Who Should Skip These Machines Entirely?

These machines are not for everyone. Consider skipping all of them — at least for now — if:

  • You do not have budget for a separate espresso grinder and the machine. The grinder is not optional for good latte art.
  • You have no interest in practicing or maintaining manual espresso workflow. A super-automatic machine or a high-quality pod machine may be a better fit for your actual lifestyle.
  • You have very limited counter space. Even a compact machine plus a grinder requires a meaningful footprint. Measure before buying.
  • You primarily want to make large milk drinks quickly for a large household. A commercial-grade home machine with a heat exchanger or dual boiler — and the budget to match — is a better long-term fit.
  • You are unwilling to descale, backflush, and maintain the machine. All espresso machines require regular cleaning. Skipping maintenance leads to bad shots, bad milk, and shorter machine life.

FAQ

What is the best espresso machine for latte art at home?

For most beginners, the Breville Bambino Plus paired with a real espresso grinder is the best starting point. It heats up in about 3 seconds, offers both automatic and manual milk texturing, and leaves enough budget for a Baratza Encore ESP or DF54. If you want a 58mm manual learning platform, the Gaggia Classic Pro E24, Rancilio Silvia, Profitec GO, and Ascaso Steel DUO PLUS PID are better long-term options by budget.

Do I need a good grinder for latte art?

Yes. Latte art starts with a stable espresso shot and real crema. A consistent espresso grinder is what makes that possible. A blade grinder or wrong burr type will produce sour, thin, or channeled shots that no milk technique can fix. The grinder is the most impactful single upgrade in any espresso stack.

Is the Breville Bambino Plus good for latte art?

Yes, especially for beginners. The automatic and manual milk texturing modes let you learn incrementally, and the fast heat-up keeps the workflow practical. Pair it with an espresso grinder, a 12 oz pointed-spout pitcher, and fresh beans, and it is a genuinely capable latte-art starter machine.

Is automatic milk frothing good enough for latte art?

Automatic texturing produces smoother, more consistent milk than most beginners can achieve manually at first. But pouring latte art — placing a heart, rosetta, or tulip — still requires your hand technique, pitcher angle, and pour timing. Manual steam control is the better teacher for developing real latte-art skill.
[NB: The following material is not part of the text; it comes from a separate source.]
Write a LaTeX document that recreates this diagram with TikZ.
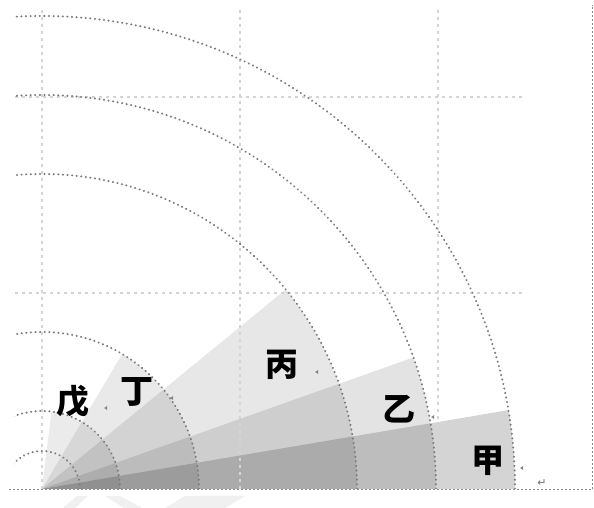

Can a single-boiler espresso machine make latte art?

Yes. Machines like the Gaggia Classic Pro E24, Rancilio Silvia, and Profitec GO produce excellent latte art. You brew first, then switch to steam mode, purge briefly, and steam the milk. This adds a minute to each drink but does not prevent quality microfoam or good pours once you learn the sequencing.

What is the cheapest setup that can make latte art?

A realistic entry setup is a Breville Bambino Plus (~$499, verify current price) or Gaggia Classic Pro E24 (~$499–$549, verify current price) plus an espresso-capable grinder, scale, 12 oz pitcher, and fresh beans. Budget roughly $750–$1,000 total depending on deals and grinder choice.

Is a 58mm portafilter better for latte art?

Not automatically. A 58mm portafilter opens a larger accessory ecosystem and mirrors café workflow, but milk texture and grinder quality matter far more than portafilter size. A well-run 54mm machine with an excellent grinder will produce better latte art than a neglected 58mm setup.

What milk pitcher size is best for latte art at home?

A 12 oz pitcher is the best starting size for a single 6–8 oz latte or cappuccino. A 20 oz pitcher helps for larger drinks or steaming for two people. Look for a pointed spout — it gives you the control needed for detailed free-pour designs as your technique develops.

Why does my milk not pour latte art?

The most common causes are over-aeration (too much foam, big bubbles), overheated milk, no rolling whirlpool during steaming, a weak espresso base from stale beans or a poor grinder, the wrong cup shape, or waiting too long after steaming before pouring. Start by fixing the espresso and milk texture before worrying about pour technique.

Is the Barista Express Impress good for latte art?

Yes, for beginners who want an assisted all-in-one workflow. The manual steam wand is real and teachable. The honest limitation is that the built-in grinder becomes the ceiling — you cannot upgrade just the grinder later. A Bambino Plus plus a separate grinder is a more flexible stack if you plan to grow.

Final Verdict: Build the Stack, Not Just the Machine

The best espresso machine for latte art is the one that fits your budget, your skill level, and — critically — leaves enough in the budget for a real espresso grinder. For most beginners, that is the Breville Bambino Plus plus a Baratza Encore ESP or DF54. For hands-on learners who want to grow into a café-quality workflow, the Gaggia Classic Pro E24 and Rancilio Silvia are the most rewarding platforms at their price points. For enthusiasts who want precise single-boiler control, the Profitec GO is the clearest step up. For serious home baristas who want simultaneous brew and steam in a compact footprint, the Ascaso Steel DUO PLUS PID — availability and circuit requirements permitting — is the premium compact choice.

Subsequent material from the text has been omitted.